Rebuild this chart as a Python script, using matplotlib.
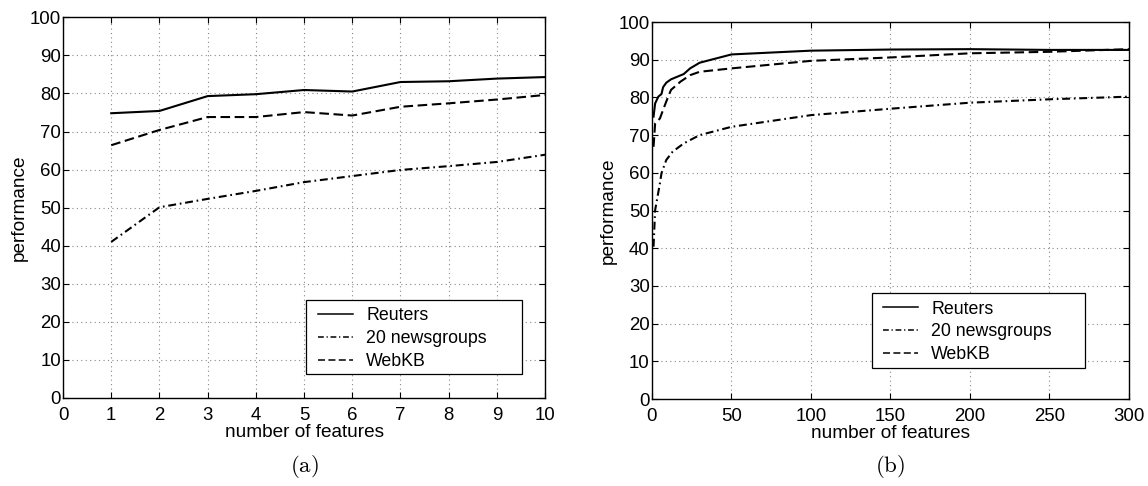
import matplotlib
matplotlib.use("Agg")
import matplotlib.pyplot as plt
from matplotlib.patches import Rectangle

plt.rcParams['font.family'] = ['Liberation Sans', 'DejaVu Sans']
plt.rcParams['mathtext.fontset'] = 'cm'

# Panel (a)
a_x = [1, 2, 3, 4, 5, 6, 7, 8, 9, 10]
a_reuters = [74.8, 75.4, 79.3, 79.8, 80.9, 80.5, 83.0, 83.2, 83.9, 84.3]
a_news = [41.0, 50.1, 52.3, 54.4, 56.7, 58.3, 59.9, 60.9, 62.0, 63.9]
a_webkb = [66.4, 70.4, 73.8, 73.8, 75.1, 74.2, 76.5, 77.4, 78.4, 79.6]

# Panel (b)
b_x_reuters = [1, 2, 4, 6, 7, 9, 12, 16, 20, 24, 30, 50, 100, 150, 200, 250, 300]
b_reuters = [74.9, 78.4, 80.2, 80.9, 82.7, 83.9, 84.8, 85.5, 86.2, 87.7, 89.2, 91.4, 92.4, 92.7, 92.8, 92.6, 92.6]
b_x_news = [1, 2, 5, 6, 9, 13, 20, 30, 50, 100, 150, 200, 250, 300]
b_news = [40.4, 50.1, 57.2, 59.9, 63.4, 65.6, 67.8, 70.0, 72.2, 75.3, 77.0, 78.6, 79.5, 80.2]
b_x_webkb = [1, 2, 5, 7, 9, 12, 18, 24, 30, 50, 100, 150, 200, 250, 300]
b_webkb = [66.9, 73.1, 74.4, 76.7, 78.9, 82.0, 84.2, 85.9, 86.8, 87.7, 89.7, 90.6, 91.7, 92.1, 92.8]

labels = ['Reuters', '20 newsgroups', 'WebKB']
yticks = list(range(0, 101, 10))
a_xticks = list(range(0, 11))
b_xticks = list(range(0, 301, 50))

fig = plt.figure(figsize=(11.48, 4.86), dpi=100)
ax1 = fig.add_axes([0.0549, 0.1811, 0.4199, 0.7833])
ax2 = fig.add_axes([0.5679, 0.1790, 0.4155, 0.7757])

lw = 1.5
styles = [dict(ls='-'), dict(ls=(0, (3.8, 1.8, 0.8, 1.8))), dict(ls=(0, (4.6, 2.2)))]


def style_axes(ax, xticks, xlim):
    ax.set_xlim(*xlim)
    ax.set_ylim(0, 100)
    ax.set_xticks(xticks)
    ax.set_yticks(yticks)
    ax.grid(True, color='#888888', ls=(0, (1, 3)), lw=0.8)
    ax.tick_params(direction='in', top=True, right=True, length=4, width=0.8,
                   labelsize=13.4, colors='black')
    ax.tick_params(axis='x', pad=6.5)
    ax.tick_params(axis='y', pad=1.5)
    for s in ax.spines.values():
        s.set_linewidth(1.0)
    ax.set_xlabel('number of features', fontsize=13.7, labelpad=0)
    ax.set_ylabel('performance', fontsize=13.7, labelpad=1)


# legend box (axes coords): x0, y0, x1, y1, handle start x, rows centre y
panels = [
    (ax1, [(a_x, a_reuters), (a_x, a_news), (a_x, a_webkb)], a_xticks, (0, 10),
     (0.504, 0.063, 0.952, 0.257), 0.529, 0.156),
    (ax2, [(b_x_reuters, b_reuters), (b_x_news, b_news), (b_x_webkb, b_webkb)], b_xticks, (0, 300),
     (0.461, 0.082, 0.908, 0.280), 0.485, 0.178),
]

for ax, data, xticks, xlim, box, hx, cy in panels:
    for (xs, ys), lab, st in zip(data, labels, styles):
        ax.plot(xs, ys, color='black', lw=lw, label=lab, **st)
    style_axes(ax, xticks, xlim)
    x0, y0, x1, y1 = box
    rect = Rectangle((x0, y0), x1 - x0, y1 - y0, transform=ax.transAxes,
                     facecolor='white', edgecolor='black', lw=0.9, zorder=4.5)
    ax.add_patch(rect)
    leg = ax.legend(loc='center left', bbox_to_anchor=(hx, cy),
                    fontsize=12.8, frameon=False,
                    handlelength=1.95, borderpad=0, labelspacing=0.33,
                    handletextpad=0.75, borderaxespad=0)
    leg.set_zorder(5)
    for ln in leg.get_lines():
        ln.set_linewidth(1.1)

fig.text(0.2648, 0.041, r'$\mathrm{(a)}$', fontsize=16.5, ha='center', va='center')
fig.text(0.7753, 0.041, r'$\mathrm{(b)}$', fontsize=16.5, ha='center', va='center')

fig.savefig('out.png', dpi=100)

• **Goal of the exercise**: Pictures are excluded; extract exactly the lines from the start of the data through the line that holds "plt.rcParams['mathtext.fontset'] = 'cm'", both ends included.

• **Solved exercise**:
Rebuild this chart as a Python script, using matplotlib.
import matplotlib
matplotlib.use("Agg")
import matplotlib.pyplot as plt
from matplotlib.patches import Rectangle

plt.rcParams['font.family'] = ['Liberation Sans', 'DejaVu Sans']
plt.rcParams['mathtext.fontset'] = 'cm'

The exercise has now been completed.